長屋に帰ってきた寿恵子は、りんと、れんこんを焼きながら

りん「木の芽ってなんの芽?」
寿恵子「確かに」

なんておしゃべり。

「確かに」という相槌は明治時代にあったかわかりません。ちょっと現代用語ぽいですが、「らんまん」では時々、あえて、現代語を混ぜているように思います。そうやって、若い世代にも親近感をもたせようとしているのかも。

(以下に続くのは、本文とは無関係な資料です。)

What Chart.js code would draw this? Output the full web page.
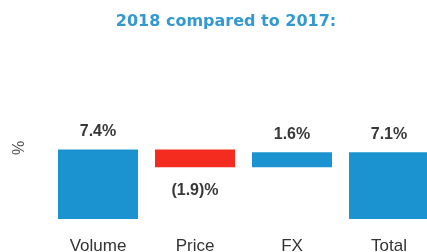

りんと寿恵子のおしゃべりのなかに、今後のヒントがつまっている気がします。
荒れ果てた土地をどうするか。みんなで協力して建て直していく。
根津界隈も何度も焼き討ちにあったが、そのたび、みんなで建て直した。
渋谷にも可能性がある。

寿恵子は、万太郎(神木隆之介)の影響で、まず、渋谷を観察しようと考えます。万太郎と一緒に横倉山をフィールドワークしたことを思い出し、渋谷を自分の横倉山として観察しようと考えます。
ラストは寿恵子の瞳のアップ。犯人がわかっちゃう、推理ものみたい。

江戸が日本の中心になる前、江戸は湿地帯で荒野でした。日比谷あたりは海が迫っていて、海を埋め立てて開発されましたが、もっと内陸ーー渋谷のほうはまだ荒れ野原だったのです。

もともと、谷なので、いまだに雨が降るととんでもなく増水します。意外と不便な危険地帯が、いまや、ファッションや文化の中心地のようになっています。

渋谷の発展のはじまりに、寿恵子が関わりそうでワクワクします。